DO THIS: Output every entry exactly as written, but omit the pictures.

● ● ● ●

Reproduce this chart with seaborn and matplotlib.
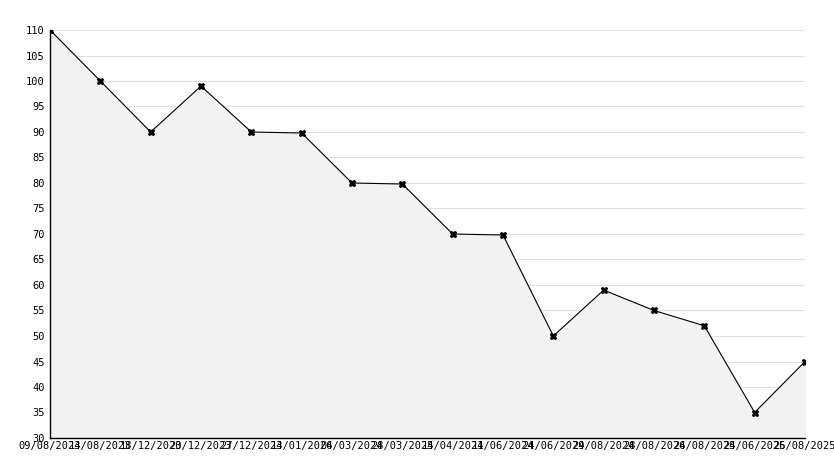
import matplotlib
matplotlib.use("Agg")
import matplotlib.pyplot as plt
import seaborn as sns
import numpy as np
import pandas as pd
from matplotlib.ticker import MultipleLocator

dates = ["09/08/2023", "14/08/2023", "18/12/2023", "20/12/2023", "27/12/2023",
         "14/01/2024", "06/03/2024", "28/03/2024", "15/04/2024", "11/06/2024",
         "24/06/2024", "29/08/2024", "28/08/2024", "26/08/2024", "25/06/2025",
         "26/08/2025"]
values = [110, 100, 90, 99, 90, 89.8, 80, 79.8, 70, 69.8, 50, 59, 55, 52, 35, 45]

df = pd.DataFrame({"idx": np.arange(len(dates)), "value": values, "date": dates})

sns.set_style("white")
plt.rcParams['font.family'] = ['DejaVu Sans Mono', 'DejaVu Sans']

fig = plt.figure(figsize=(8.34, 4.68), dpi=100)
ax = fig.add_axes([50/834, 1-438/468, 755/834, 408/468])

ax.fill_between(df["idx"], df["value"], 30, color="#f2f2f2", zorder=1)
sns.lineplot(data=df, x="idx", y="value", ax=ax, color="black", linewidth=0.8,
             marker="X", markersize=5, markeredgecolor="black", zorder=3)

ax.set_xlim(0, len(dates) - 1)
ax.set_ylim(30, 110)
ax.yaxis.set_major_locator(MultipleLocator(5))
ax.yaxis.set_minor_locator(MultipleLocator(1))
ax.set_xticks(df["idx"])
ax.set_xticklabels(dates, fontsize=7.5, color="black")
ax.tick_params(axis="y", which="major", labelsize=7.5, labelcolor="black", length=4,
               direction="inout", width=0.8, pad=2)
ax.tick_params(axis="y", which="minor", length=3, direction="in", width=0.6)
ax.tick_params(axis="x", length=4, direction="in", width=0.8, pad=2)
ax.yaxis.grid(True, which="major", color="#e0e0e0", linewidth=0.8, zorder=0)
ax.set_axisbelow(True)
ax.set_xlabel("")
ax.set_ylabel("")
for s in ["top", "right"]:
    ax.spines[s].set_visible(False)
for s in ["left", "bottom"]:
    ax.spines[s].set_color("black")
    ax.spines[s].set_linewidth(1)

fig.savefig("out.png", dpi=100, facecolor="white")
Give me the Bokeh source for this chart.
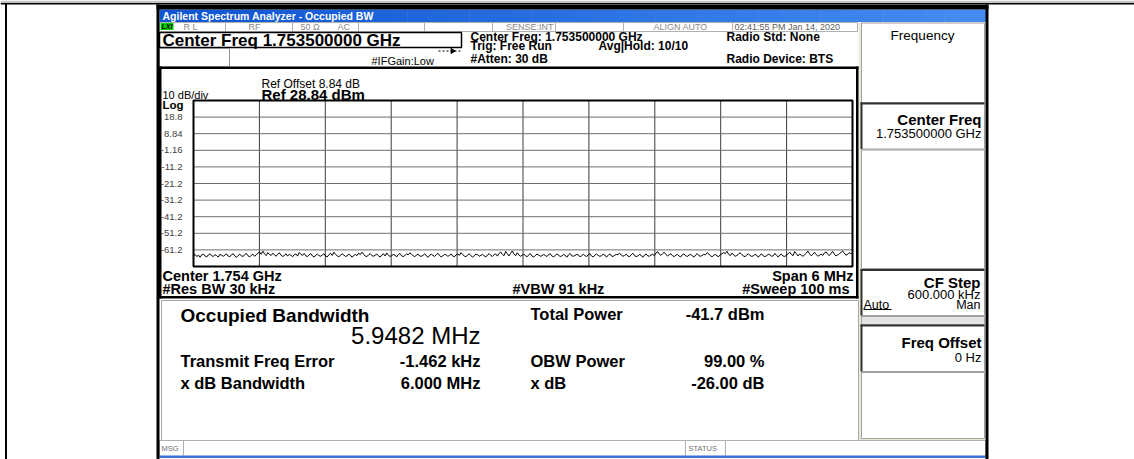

● ● ● ●

EXERCISE RESPONSE:
Reproduce this chart with seaborn and matplotlib.
import matplotlib
matplotlib.use("Agg")
import matplotlib.pyplot as plt
import seaborn as sns
import numpy as np
import pandas as pd
from matplotlib.ticker import MultipleLocator

dates = ["09/08/2023", "14/08/2023", "18/12/2023", "20/12/2023", "27/12/2023",
         "14/01/2024", "06/03/2024", "28/03/2024", "15/04/2024", "11/06/2024",
         "24/06/2024", "29/08/2024", "28/08/2024", "26/08/2024", "25/06/2025",
         "26/08/2025"]
values = [110, 100, 90, 99, 90, 89.8, 80, 79.8, 70, 69.8, 50, 59, 55, 52, 35, 45]

df = pd.DataFrame({"idx": np.arange(len(dates)), "value": values, "date": dates})

sns.set_style("white")
plt.rcParams['font.family'] = ['DejaVu Sans Mono', 'DejaVu Sans']

fig = plt.figure(figsize=(8.34, 4.68), dpi=100)
ax = fig.add_axes([50/834, 1-438/468, 755/834, 408/468])

ax.fill_between(df["idx"], df["value"], 30, color="#f2f2f2", zorder=1)
sns.lineplot(data=df, x="idx", y="value", ax=ax, color="black", linewidth=0.8,
             marker="X", markersize=5, markeredgecolor="black", zorder=3)

ax.set_xlim(0, len(dates) - 1)
ax.set_ylim(30, 110)
ax.yaxis.set_major_locator(MultipleLocator(5))
ax.yaxis.set_minor_locator(MultipleLocator(1))
ax.set_xticks(df["idx"])
ax.set_xticklabels(dates, fontsize=7.5, color="black")
ax.tick_params(axis="y", which="major", labelsize=7.5, labelcolor="black", length=4,
               direction="inout", width=0.8, pad=2)
ax.tick_params(axis="y", which="minor", length=3, direction="in", width=0.6)
ax.tick_params(axis="x", length=4, direction="in", width=0.8, pad=2)
ax.yaxis.grid(True, which="major", color="#e0e0e0", linewidth=0.8, zorder=0)
ax.set_axisbelow(True)
ax.set_xlabel("")
ax.set_ylabel("")
for s in ["top", "right"]:
    ax.spines[s].set_visible(False)
for s in ["left", "bottom"]:
    ax.spines[s].set_color("black")
    ax.spines[s].set_linewidth(1)

fig.savefig("out.png", dpi=100, facecolor="white")
Give me the Bokeh source for this chart.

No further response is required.